I tried to get the Deputy’s attention, because there were too many shoes to examine, but he was too busy being tricked by the suspects.  They were trying to play with him, with all their beads on and diverting his attention.  They were pawtying it up. This Louisiana place is obsessed with having a good time, but when you are all bizzzneeessss, it is quite irritating.

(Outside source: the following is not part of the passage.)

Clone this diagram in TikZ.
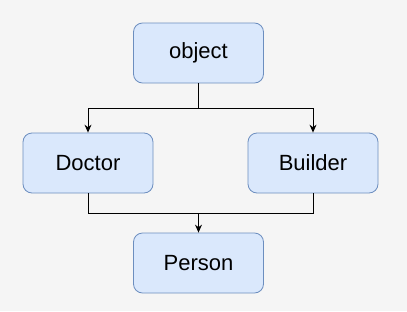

My Sheriff brain was now working overtime.  How did this all slip by me?  How had all of these states tricked me?  I am so done with looking at Girl Person’s water shoes that she tries to pass off as hiking shoes because she has no time to go buy some, and Boy Person brought them home from the drugstore which apparently sells shoes and that in itself is arrest warranting.  Why would he buy her water shoes? Sometimes, she goes in the water on purpose to pretend they somehow serve a purpose. I am sorry to say this out loud.  But sometimes, she acts like a fool.

Anyway, I have not went off track, because I never do that, but I will get back to my point.  After looking at all the shoes, the beads, the suspects on our rescue visit, something happened.  And the criminal of all criminals in Louisiana showed up.


The rescue volunteers stopped to show us this criminal in the water.

Oh yes, I saw the signs everywhere.  “Don’t feed the gators”.  That is actually when I realized that my report was going to be concluded.

These rescue partiers knew it.  Everyone knew it.  Gators cannot be fed in Louisiana, so they must find their food elsewhere, even if that means hiring a raccoon in the Florida place to steal a shoe, deliver it to a clean camper, make a handoff to the gopher turtles in Georgia who deliver it to the people in Mississippi trying to forget that their state’s name is annoying, and then make a final delivery to the gators in Louisiana.  This happens every day my friends.  It is mind boggling I know, but these criminals, the gators have a huge crime ring going on.  And they thought no one could ever figure it out.  But I tell you what.  I am a Sheriff first.  And a catahoula rescue mutt second.  Catahoula you say?  The state dog of Louisiana you say?


These alligator criminals had no idea that a Sheriff who was the state dog of Louisiana would be coming here.  Oh, but I did.  And I am shocked at the amount of effort it took to eat Girl Person’s shoe.  It must have been a pretty good shoe, but I am a pretty good catahoula Sheriff.  Louisiana?  I must say this to you.  As I do not know which gator ate my shoe, and since all you partiers tried to distract us with purple beads, and since you distracted my Deputy…this is long and coming.  You. Are. Arrested.

What can get you a lighter sentence? I think that is pretty obvious. As obvious as Digby’s bad breath and as obvious as a pair of unattractive water shoes on an uncoordinated Girl Person.  I don’t want the shoe back, I realize that is now gone in a gator’s stomach.  But come on.  She wears a size 8.